L'orchestre est petit, l'oeuvre exige une formation plus importante mais l'astucieuse disposition des instrumentistes masque un peu les limites de sonorité de la formation en jouant sur l'acoustique. Et le continuo dominé par Thomas Dunford, à la direction et au luth, est tout à la fois cet accompagnement de soutien des récitatifs et une formation musicale à lui tout seul.
Très applaudis en fin de représentation par une salle de connaisseurs très bien remplie, le groupe peut s'enorgueillir d'avoir assuré un de ces soirées baroques dont le Théâtre des Champs Elysées (2) devient le lieu privilégié à Paris, en plongeant aux racines de l'art lyrique dans un genre qui a passé les siècles sans prendre une ride et prouve sa modernité et son universalité. Marier la musique, le théâtre et les sentiments, c'était l'ambition de Monteverdi, c'est toujours le but de tout compositeur d'opéra.

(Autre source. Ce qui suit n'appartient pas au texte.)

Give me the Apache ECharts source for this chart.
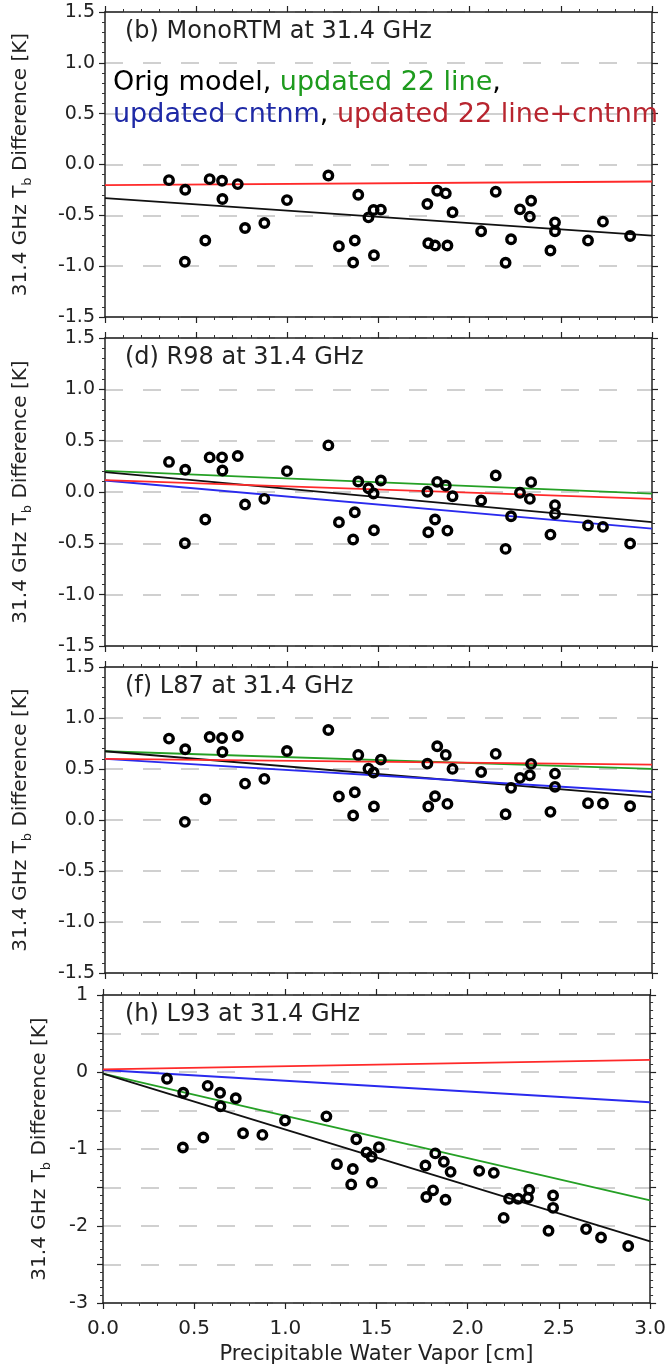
<!DOCTYPE html>
<html><head><meta charset="utf-8">
<script src="https://cdn.jsdelivr.net/npm/echarts@6.0.0/dist/echarts.min.js"></script>
<style>html,body{margin:0;padding:0;background:#fff}#c{width:669px;height:1368px}</style>
</head><body><div id="c"></div>
<script>
// Precipitable water vapor [cm] (shared by all panels)
const pwv = [0.351,0.44,0.438,0.55,0.574,0.642,0.644,0.728,0.768,0.874,0.998,1.225,1.283,1.389,1.37,1.361,1.445,1.473,1.475,1.513,1.768,1.773,1.81,1.822,1.869,1.878,1.906,2.063,2.143,2.197,2.227,2.276,2.33,2.337,2.443,2.468,2.468,2.649,2.731,2.88];
// Tb differences [K]
const monoY = [-0.154,-0.248,-0.957,-0.748,-0.144,-0.16,-0.34,-0.193,-0.624,-0.575,-0.35,-0.108,-0.804,-0.297,-0.748,-0.964,-0.52,-0.448,-0.892,-0.444,-0.389,-0.775,-0.797,-0.258,-0.284,-0.797,-0.47,-0.657,-0.268,-0.967,-0.735,-0.441,-0.513,-0.356,-0.846,-0.569,-0.657,-0.748,-0.562,-0.703];
const r98Y = [0.293,0.216,-0.499,-0.268,0.337,0.337,0.21,0.35,-0.122,-0.067,0.203,0.454,-0.294,0.102,-0.197,-0.463,0.037,-0.015,-0.372,0.112,0.002,-0.392,-0.268,0.099,0.063,-0.376,-0.041,-0.083,0.161,-0.554,-0.236,-0.008,-0.067,0.096,-0.415,-0.128,-0.213,-0.327,-0.34,-0.502];
const l87Y = [0.798,0.693,-0.018,0.204,0.814,0.804,0.667,0.824,0.357,0.403,0.677,0.883,0.23,0.638,0.272,0.044,0.504,0.465,0.132,0.592,0.553,0.132,0.233,0.723,0.638,0.158,0.501,0.471,0.648,0.057,0.315,0.413,0.439,0.55,0.08,0.455,0.325,0.165,0.162,0.135];
const l93Y = [-0.087,-0.27,-0.98,-0.85,-0.18,-0.27,-0.445,-0.34,-0.795,-0.817,-0.63,-0.576,-1.197,-0.873,-1.26,-1.46,-1.044,-1.10,-1.437,-0.978,-1.214,-1.624,-1.537,-1.057,-1.166,-1.66,-1.297,-1.284,-1.31,-1.895,-1.646,-1.646,-1.633,-1.528,-2.061,-1.603,-1.764,-2.04,-2.15,-2.26];
// Fit lines: values at PWV = 0 and 3 cm
const lineX = [0, 3];
const monoOrig = [-0.33, -0.70];
const monoBoth = [-0.203, -0.167];
const r98Orig = [0.193, -0.294];
const r98Line22 = [0.206, -0.015];
const r98Cntnm = [0.112, -0.356];
const r98Both = [0.115, -0.067];
const l87Orig = [0.674, 0.227];
const l87Line22 = [0.674, 0.501];
const l87Cntnm = [0.599, 0.272];
const l87Both = [0.599, 0.543];
const l93Orig = [-0.022, -2.2];
const l93Line22 = [-0.022, -1.668];
const l93Cntnm = [0.026, -0.393];
const l93Both = [0.035, 0.157];
const panelTitles = ['(b) MonoRTM at 31.4 GHz', '(d) R98 at 31.4 GHz', '(f) L87 at 31.4 GHz', '(h) L93 at 31.4 GHz'];
const yRanges = [[-1.5, 1.5], [-1.5, 1.5], [-1.5, 1.5], [-3, 1]];
const yName = '31.4 GHz T{sub|b} Difference [K]';
const xName = 'Precipitable Water Vapor [cm]';

const FONT = 'DejaVu Sans';
const C = {orig:'#111111', line22:'#25a025', cntnm:'#2a2aee', both:'#ff2a2a'};
const tops = [12, 338, 667, 995];
const heights = [305, 308, 306, 308];

const panels = [
  {y: monoY, lines: [['orig', monoOrig], ['both', monoBoth]]},
  {y: r98Y, lines: [['line22', r98Line22], ['orig', r98Orig], ['cntnm', r98Cntnm], ['both', r98Both]]},
  {y: l87Y, lines: [['line22', l87Line22], ['orig', l87Orig], ['cntnm', l87Cntnm], ['both', l87Both]]},
  {y: l93Y, lines: [['line22', l93Line22], ['orig', l93Orig], ['cntnm', l93Cntnm], ['both', l93Both]]}
];

const axisLine = {show: true, onZero: false, lineStyle: {color: '#222', width: 1.5}};
const tick = {show: true, inside: false, length: 6, lineStyle: {color: '#222', width: 1.2}};
const minor = {show: true, splitNumber: 5, length: 3, lineStyle: {color: '#333', width: 1}};

const grid = [], xAxis = [], yAxis = [], series = [], title = [];
panels.forEach((p, i) => {
  grid.push({left: 103, width: 549, top: tops[i], height: heights[i]});
  const last = i === 3;
  xAxis.push({gridIndex: i, type: 'value', min: 0, max: 3, interval: 0.5, position: 'bottom',
    axisLine, axisTick: tick, minorTick: minor, splitLine: {show: false},
    axisLabel: {show: last, margin: 16, fontFamily: FONT, fontSize: 20, color: '#222', formatter: v => v.toFixed(1)},
    name: last ? xName : '', nameLocation: 'middle', nameGap: 41,
    nameTextStyle: {fontFamily: FONT, fontSize: 21, color: '#222'}});
  xAxis.push({gridIndex: i, type: 'value', min: 0, max: 3, interval: 0.5, position: 'top',
    axisLine, axisTick: tick, minorTick: minor, splitLine: {show: false}, axisLabel: {show: false}});
  const [mn, mx] = yRanges[i];
  yAxis.push({gridIndex: i, type: 'value', min: mn, max: mx, interval: 0.5, position: 'left',
    axisLine, axisTick: tick, minorTick: minor,
    splitLine: {show: true, lineStyle: {color: '#d0d0d0', width: 2, type: [18, 20]}},
    axisLabel: {margin: last ? 15 : 10, fontFamily: FONT, fontSize: 19, color: '#222',
      formatter: v => last ? (Math.abs(v - Math.round(v)) < 1e-9 ? String(Math.round(v)) : '') : v.toFixed(1)},
    name: yName, nameLocation: 'middle', nameGap: last ? 50 : 71, nameRotate: 90,
    nameTextStyle: {fontFamily: FONT, fontSize: 20, color: '#222', lineHeight: 26,
      rich: {sub: {fontFamily: FONT, fontSize: 13, color: '#222', verticalAlign: 'bottom', lineHeight: 14}}}});
  yAxis.push({gridIndex: i, type: 'value', min: mn, max: mx, interval: 0.5, position: 'right',
    axisLine, axisTick: tick, minorTick: minor, splitLine: {show: false}, axisLabel: {show: false}});
  p.lines.forEach(([k, v]) => {
    series.push({type: 'line', xAxisIndex: 2 * i, yAxisIndex: 2 * i, showSymbol: false, silent: true, z: 3,
      lineStyle: {color: C[k], width: 1.8}, data: lineX.map((x, j) => [x, v[j]])});
  });
  series.push({type: 'scatter', xAxisIndex: 2 * i, yAxisIndex: 2 * i, z: 5, symbol: 'circle', symbolSize: 8.5,
    itemStyle: {color: 'rgba(0,0,0,0)', borderColor: '#000', borderWidth: 3.4, opacity: 1},
    data: pwv.map((x, j) => [x, p.y[j]])});
  title.push({text: panelTitles[i], left: 125, top: tops[i] + 8, padding: 0,
    textStyle: {fontFamily: FONT, fontSize: 24, fontWeight: 'normal', color: '#222'}});
});
title.push({text: '{k|Orig model, }{g|updated 22 line}{k|,}\n{b|updated cntnm}{k|, }{r|updated 22 line+cntnm}',
  left: 113, top: 67, padding: 0,
  textStyle: {fontFamily: FONT, fontSize: 27, fontWeight: 'normal', lineHeight: 32,
    rich: {k: {color: '#000', fontFamily: FONT, fontSize: 27, lineHeight: 32},
      g: {color: '#1e9b1e', fontFamily: FONT, fontSize: 27, lineHeight: 32},
      b: {color: '#1f2aa6', fontFamily: FONT, fontSize: 27, lineHeight: 32},
      r: {color: '#b8252f', fontFamily: FONT, fontSize: 27, lineHeight: 32}}}});

const chart = echarts.init(document.getElementById('c'), null, {renderer: 'canvas'});
chart.setOption({animation: false, backgroundColor: '#fff', grid, xAxis, yAxis, series, title});
</script></body></html>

Et bon anniversaire à Emiliano Gonzalez Toro l'un de ces artisans talentueux de la redécouverte de ces oeuvres !


(1) Voir son entretien dans les "dossiers" d'ODB.

(2) Ce soir nous avions un excellent "Agrippina" l'un des premiers opéras de Haendel, composé exactement 100 ans après cet Orfeo. Le "temps" des opéras baroques est beaucoup plus long que celui du "grand répertoire" qui se contracte en une quarantaine d'années seulement.